Finalmente en 1887, fue nombrado canónigo párroco
de la catedral de Turín y ocupó un sitial del
coro, con el mismo canónigo Vogliotti. Nos
atestigua el canónigo Anfossi:
-Yo mismo fui testigo de este hecho, que me fue
confirmado por el reverendísimo Leggero, quien
reconocía que su curación había sido un auténtico
milagro del siervo de Dios, y añadía: <<íDon Bosco
fue para mí un segundo padre!>>
En estos días sumaba don Bosco a las pruebas de
su bondad las de su prudencia y justicia. No
toleraba las faltas de respeto a quien estaba
revestido de autoridad. Sucedió, pues, que un
asistente, que no era bien visto por los
muchachos, fue despreciado por algunos de éstos,
e, irritado, levantó la mano. Aquella violencia
suscitó una gran agitación en la comunidad, no
acostumbrada a tales reprensiones. Entre los
muchachos había aquella noche viva curiosidad por
lo que diría don Bosco, ((**It7.409**)) el
cual, después de haber amonestado en privado al
asistente, subió a la pequeña cátedra.
Con la faz muy seria comenzó a decir que ya
sabían todos el disgusto que le causaba, no sólo
saber que un muchacho hubiese recibido un golpe,
sino también que fuese reprendido con excesiva
severidad. El prohibía absolutamente semejantes
formas. Luego pasó a explicar que ciertas faltas
de respeto y ciertas burlas habían irritado a un
pobre clérigo, al que no podía exigírsele, aunque
se hubiese equivocado, soportar lo que era fruto
de una virtud casi heroica. Por otro lado, los
actos y las palabras de un alumno debían juzgarse
como una auténtica insubordinación, que, en otras
circunstancias, no hubiera podido quedar sin
castigo. Sin embargo, que era mejor remediar
pacíficamente aquel desorden.
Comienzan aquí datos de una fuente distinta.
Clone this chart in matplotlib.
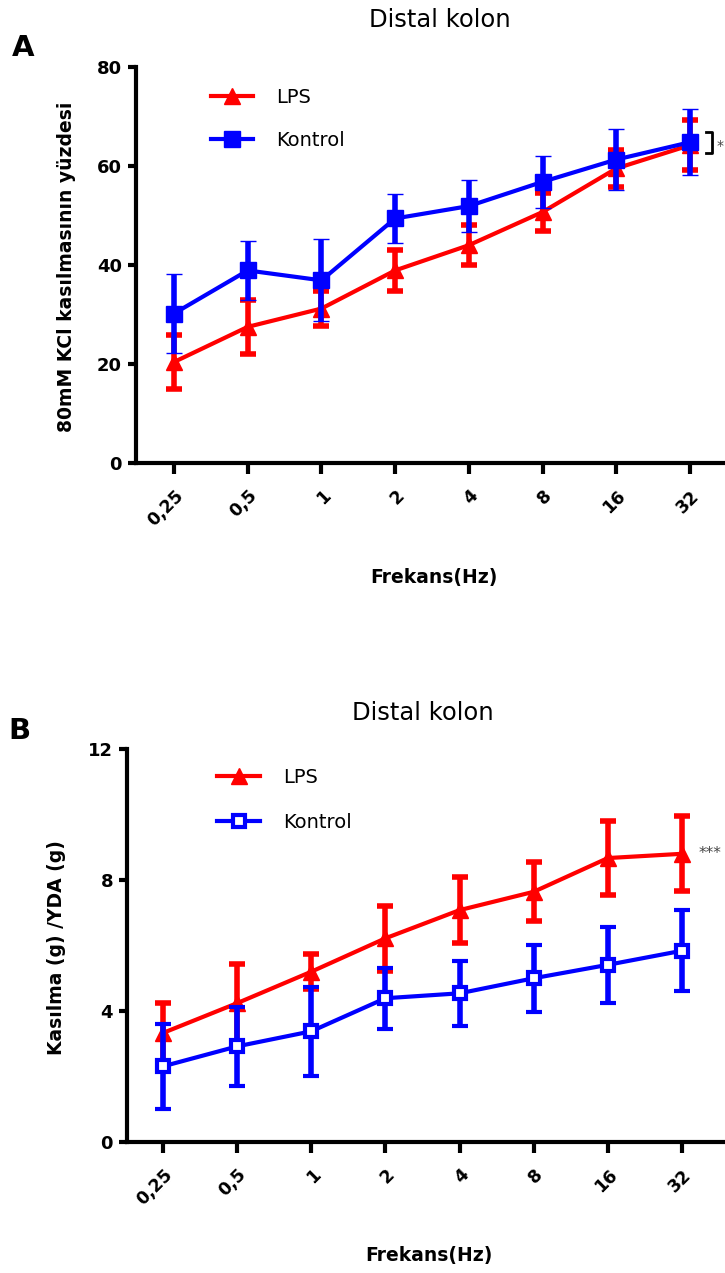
import matplotlib
matplotlib.use("Agg")
import matplotlib.pyplot as plt
from matplotlib.lines import Line2D
from matplotlib.transforms import ScaledTranslation

plt.rcParams['font.family'] = ['DejaVu Sans']

# frequencies (categorical x axis)
freqs = ["0,25", "0,5", "1", "2", "4", "8", "16", "32"]

# panel A: % of 80mM KCl contraction
lps_a = [20.4, 27.5, 31.2, 38.9, 44.0, 50.7, 59.5, 64.2]
lps_a_err = [5.4, 5.5, 3.5, 4.1, 4.0, 3.9, 3.7, 5.0]
kon_a = [30.2, 38.9, 36.9, 49.4, 51.9, 56.8, 61.3, 64.8]
kon_a_err = [8.0, 6.0, 8.3, 5.0, 5.2, 5.3, 6.2, 6.7]

# panel B: contraction (g) / wet weight (g)
lps_b = [3.33, 4.24, 5.20, 6.22, 7.08, 7.64, 8.67, 8.80]
lps_b_err = [0.92, 1.2, 0.53, 1.0, 1.0, 0.9, 1.13, 1.15]
kon_b = [2.31, 2.92, 3.38, 4.39, 4.54, 5.00, 5.41, 5.84]
kon_b_err = [1.3, 1.2, 1.36, 0.93, 1.0, 1.02, 1.17, 1.23]

RED = "#ff0000"
BLUE = "#0000ff"

fig = plt.figure(figsize=(7.25, 12.73), dpi=100)


def panel(rect, lps, lps_err, kon, kon_err, yticks, ylabel, xlim, open_sq,
          leg_anchor, leg_spacing, letter, letter_xy, title_xy):
    ax = fig.add_axes(rect)
    x = list(range(len(freqs)))
    ms_sq = 9 if open_sq else 11
    mfc = "white" if open_sq else BLUE
    mew = 3 if open_sq else 1
    ax.errorbar(x, lps, yerr=lps_err, color=RED, lw=3, marker="^", ms=12,
                capsize=6, capthick=4, elinewidth=4, zorder=3, clip_on=False)
    ax.errorbar(x, kon, yerr=kon_err, color=BLUE, lw=3, marker="s", ms=ms_sq,
                mfc=mfc, mew=mew, capsize=6, capthick=4, elinewidth=4,
                zorder=4, clip_on=False)
    ax.set_xlim(*xlim)
    ax.set_ylim(yticks[0], yticks[-1])
    ax.set_yticks(yticks)
    ax.set_xticks(x)
    ax.set_xticklabels(freqs, rotation=45, ha="right", va="top",
                       rotation_mode="anchor", fontsize=12.5, fontweight="bold")
    shift = ScaledTranslation(10 / 100, 0, fig.dpi_scale_trans)
    for lab in ax.get_xticklabels():
        lab.set_transform(lab.get_transform() + shift)
    for lab in ax.get_yticklabels():
        lab.set_fontsize(13)
        lab.set_fontweight("bold")
    for s in ["top", "right"]:
        ax.spines[s].set_visible(False)
    for s in ["left", "bottom"]:
        ax.spines[s].set_linewidth(3)
    ax.tick_params(axis="x", length=8, width=3, pad=9)
    ax.tick_params(axis="y", length=6, width=3, pad=4)

    ax.set_ylabel(ylabel, fontsize=13.5, fontweight="bold")
    ax.yaxis.set_label_coords(-0.102, 0.495)
    ax.set_xlabel("Frekans(Hz)", fontsize=13.5, fontweight="bold", va="top")
    ax.xaxis.set_label_coords(0.505, -0.265)

    handles = [
        Line2D([], [], color=RED, lw=3, marker="^", ms=12),
        Line2D([], [], color=BLUE, lw=3, marker="s", ms=ms_sq, mfc=mfc, mew=mew),
    ]
    ax.legend(handles, ["LPS", "Kontrol"], loc="upper left",
              bbox_to_anchor=leg_anchor, frameon=False, fontsize=14,
              handlelength=2.2, handletextpad=1.2, labelspacing=leg_spacing,
              borderpad=0)

    fig.text(letter_xy[0], letter_xy[1], letter, fontsize=21, fontweight="bold",
             ha="left", va="center")
    fig.text(title_xy[0], title_xy[1], "Distal kolon", fontsize=17.5,
             ha="center", va="center")
    return ax


ax_a = panel([136 / 725, 1 - 463 / 1273, 589 / 725, 396 / 1273],
             lps_a, lps_a_err, kon_a, kon_a_err, [0, 20, 40, 60, 80],
             "80mM KCl kasılmasının yüzdesi", (-0.516, 7.476), False,
             (0.11, 0.972), 1.25,
             "A", (12 / 725, 1 - 48 / 1273), (440 / 725, 1 - 20 / 1273))
# significance bracket
ax_a.plot([7.22, 7.3, 7.3, 7.22], [66.9, 66.9, 62.6, 62.6], color="black", lw=2,
          clip_on=False)
ax_a.text(7.36, 64.0, "*", fontsize=10, color="#444444", ha="left", va="center")

ax_b = panel([127 / 725, 1 - 1142 / 1273, 598 / 725, 393 / 1273],
             lps_b, lps_b_err, kon_b, kon_b_err, [0, 4, 8, 12],
             "Kasılma (g) /YDA (g)", (-0.486, 7.58), True,
             (0.135, 0.977), 1.35,
             "B", (8 / 725, 1 - 731 / 1273), (423 / 725, 1 - 713 / 1273))
ax_b.text(7.22, 8.8, "***", fontsize=11, color="#444444", ha="left", va="center")

fig.savefig("out.png", dpi=100)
Y así, por una parte
no se empleen jamás villanías ni por la otra
violencias.
Al llegar a este punto, suspendió el discurso,
se serenó su semblante y, con amable sonrisa,
continuó:
-Querría, por el afecto que os tengo a todos,
hacer lo imposible... Me duele la zurra que habéis
recibido... pero no os la puedo quitar.